It’s been a mixed bag for the markets over the last week with the US and Europe achieving slightly positive returns and the UK and Japan slightly down.

The biggest riser was the emerging markets.

Stock market performance

The Chinese economy grew 3.2% last quarter which was more than expected. China were first in and first out in terms of suppressing the virus and therefore their economic activity is starting to pick up significantly, especially their manufacturing sector. Consumer retail spending has not picked up as quick but could bounce back soon based on the savings people would have made from lockdown.

Nearly a fifth of China’s GDP comes from exports though so they are still reliant on big trading partners the US and Europe to make progress in their own fight against the virus.

Speaking of Europe. After 4 days of meetings, EU leaders finally agreed to a €750 billion coronavirus recovery package. The package will be made up of grants to the countries hardest hit by the pandemic (mainly Italy and Spain) and low interest loans to other members.

The markets had already priced in this sort of rescue package so went a bit jittery early in the week when there was a worry a deal might not be reached. But this once again shows that the EU will do all it can to keep the project running.

What was also interesting was that they signalled they would be willing to do more if required. This will hopefully reinforce a strong recovery in Europe.

In the UK a British Chamber of Commerce survey said that 29% of businesses plan to cut jobs in the next 3 months. Vacancies have dropped dramatically in the UK and unemployment is the big thing to watch out for.

UK Job Vacancies

Once the furlough scheme ends, what is unemployment going to look like? The UK economy is very reliant on consumer spending which is why the government is so keen for us to get back out into restaurants etc. If people don’t have jobs then they are not going to spend.

Having said all this, planning to cut jobs is different to actually doing it so we will see what happens.

The Bank of England have sounded more upbeat again, as their Chief Economist said that he believed half of the 25% GDP loss had already been recovered.

There were also promising developments in the Oxford vaccine which backed up a few of the other vaccine trial results we have seen from other companies in the last week. So progress is being made here.

A company’s ability to get through shocks to their business often depends on how much cash they have available. Companies with a strong balance sheet can withstand pressure much better than companies who are highly leveraged.
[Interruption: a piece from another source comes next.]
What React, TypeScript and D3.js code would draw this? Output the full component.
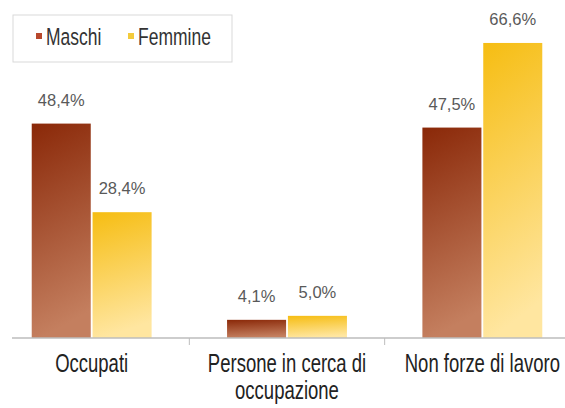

When looking at the major world stock markets it’s interesting to see that the US and Europe fair much worse than the Asian markets when looking at the percentage of companies with net cash.

Risk warning:

Stock market linked investments and any income from them, can fall as well as rise and is not guaranteed. Any figures quoted are for illustrative purposes and should not be taken as a forecast or guarantee. Past performance should not be seen as an indication of future returns and clients may get back less than they have invested.